Don't glosso me over
It’s been a few weeks since I joined Aella’s new social media thingy, glosso. One part of the site, Ranko, quizzes you on the traits of your friends.
Currently, there are 86 adjectives. The more ratings you make, the more adjectives get unlocked for you to be rated on. Eventually, after clicking and clicking and clicking for a short eternity of friend-roasting and eye-glazing (or do I have that backwards?) you get to see a list of the traits that describe you best.
Here’s my top ten:

This list is obviously correct. But wait: it’s sorted by raw score, so it doesn’t show how I compare to others.
Thankfully, we can also sort by percentile of glosso users:

Dour and intense? Utter bullshit. A strongly-worded e-mail is on its way to those responsible.
After you make several hundred ratings, even more analyses are unlocked for your… enjoyment.
I like getting feedback, so I can become better. But what do these results have to say to me? How much should I trust them?
Well, I could ask how Aella designed this thing – but she’s an expert in online surveys, and I am not. She has access to the source code, and I do not. So I won’t be doing a deep dive into methods, today. But one challenge comes to mind: differences in rating strategy. For example, when I’m asked to rate if someone is disgusting, do I disagree, because I’m not easily disgusted? Or do I base my rating on how disgusted I think some random person would be, if they’d seen and smelled what I have?
Aesthetic properties like “disgusting” live in the subject, not the object. “Tasty” does not belong to the cookie when there isn’t a cookie-lover to enjoy it. And a cookie-hater would be right to believe that many humans are cookie-lovers.
Will some adjectives be more of a Keynesian beauty contest than others?

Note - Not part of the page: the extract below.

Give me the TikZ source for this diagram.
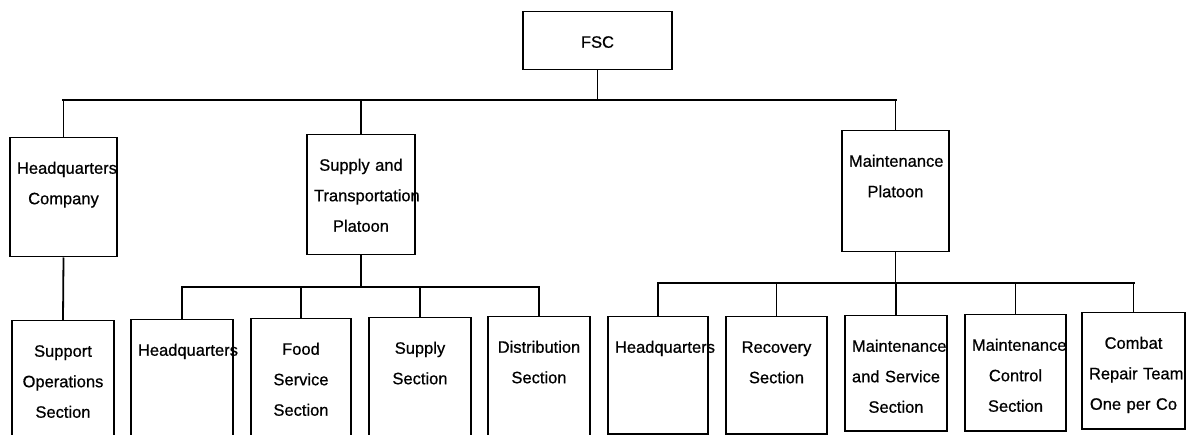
\documentclass[tikz,border=0pt]{standalone}
\usepackage{fontspec}
\setmainfont{Liberation Sans}[FakeBold=0.7]
\usepackage{tikz}
\usetikzlibrary{positioning}
\hyphenpenalty=10000
\exhyphenpenalty=10000

\begin{document}
\begin{tikzpicture}[x=1pt, y=-1pt,
    unit/.style={draw, line width=1.5pt, anchor=north, inner xsep=7pt, inner ysep=0pt,
        align=center, text height=36pt,
        font=\fontsize{16.5}{30.5}\selectfont},
    bus/.style={line width=2.8pt, line cap=rect},
    stem/.style={line width=1.8pt}]

\useasboundingbox (0,0) rectangle (1191,435);

% Coordinates of the three bus lines
\coordinate (topbus) at (0,100);
\coordinate (sbus) at (0,287);
\coordinate (mbus) at (0,283);

% Top unit
\node[unit, text width=135pt, text depth=22pt] (fsc) at (597.5,11) {FSC};

% Companies and platoons
\node[unit, text width=93pt, text depth=83pt] (hqco) at (63.5,137) {Headquarters\\Company};
\node[unit, text width=94pt, text depth=84pt] (supply) at (361,134) {Supply~and\\Transportation\\Platoon};
\node[unit, text width=93pt, text depth=85pt] (maint) at (895.5,130) {Maintenance\\Platoon};

% Sections
\node[unit, text width=88pt, text depth=84pt] (supops) at (63,320) {Support\\Operations\\Section};
\node[unit, text width=88pt, text depth=84pt] (shq) at (182,319) {Headquarters};
\node[unit, text width=86pt, text depth=84pt] (food) at (301,318) {Food\\Service\\Section};
\node[unit, text width=88pt, text depth=84pt] (ssup) at (420,317) {Supply\\Section};
\node[unit, text width=88pt, text depth=84pt] (dist) at (539,316) {Distribution\\Section};
\node[unit, text width=86pt, text depth=81pt] (mhq) at (658,316) {Headquarters};
\node[unit, text width=87pt, text depth=81pt] (recov) at (776.5,316) {Recovery\\Section};
\node[unit, text width=88pt, text depth=79pt] (mserv) at (896,315) {Maintenance\\and~Service\\Section};
\node[unit, text width=87pt, text depth=80pt] (mctrl) at (1015.5,314) {Maintenance\\Control\\Section};
\node[unit, text width=89pt, text depth=80pt] (crt) at (1133.5,312) {Combat\\Repair~Team\\One~per~Co};

% FSC to its companies
\draw[line width=1.3pt] (fsc.south) -- (fsc |- topbus);
\draw[bus] (hqco |- topbus) -- (maint |- topbus);
\foreach \n in {hqco, supply, maint}
    \draw[stem] (\n.north) -- (\n |- topbus);

% Headquarters Company
\draw[stem] (hqco.south) -- (supops.north);

% Supply and Transportation Platoon
\draw[stem] (supply.south) -- (supply |- sbus);
\draw[bus] (shq |- sbus) -- (dist |- sbus);
\foreach \n in {shq, food, ssup, dist}
    \draw[stem] (\n.north) -- (\n |- sbus);

% Maintenance Platoon
\draw[stem] (maint.south) -- (maint |- mbus);
\draw[bus] (mhq |- mbus) -- (crt |- mbus);
\foreach \n in {mhq, recov, mserv, mctrl, crt}
    \draw[stem] (\n.north) -- (\n |- mbus);

\end{tikzpicture}
\end{document}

I don’t see any instructions on Ranko like “rate based on your personal taste, not on how you expect others to rate, even if you think they have much stronger opinions than you”. Or the opposite. So I expect a bit of inconsistency.
But onto a much more important issue: I disagree with some of the ratings of me! Consider:
+0.84 offendable: How dare they slightly agree I’m offendable!
+0.78 insecure: Or am I?
+0.82 neurotic: AAAAAAA
When I first saw these scores I was confused. How could my friends misjudge my inner world like this? I’ve been pretty neurotic in the past – which is why it’s clear to me that I’m not, anymore.1 And “offendable” is just… wrong?
“Insecure” isn’t far from the mark. Some of my social priors are weak. They’ve grown stronger over the years, but not as fast as the anxiety has faded.
There’s an inner path from uncertainty to unpleasantness that I rarely follow anymore. The two are not identical, but to an outside observer, it can be easy to mistake them – to lump together “insecure” and “neurotic” by not looking closely enough.
So, behaviourists: please step away from the adjectives.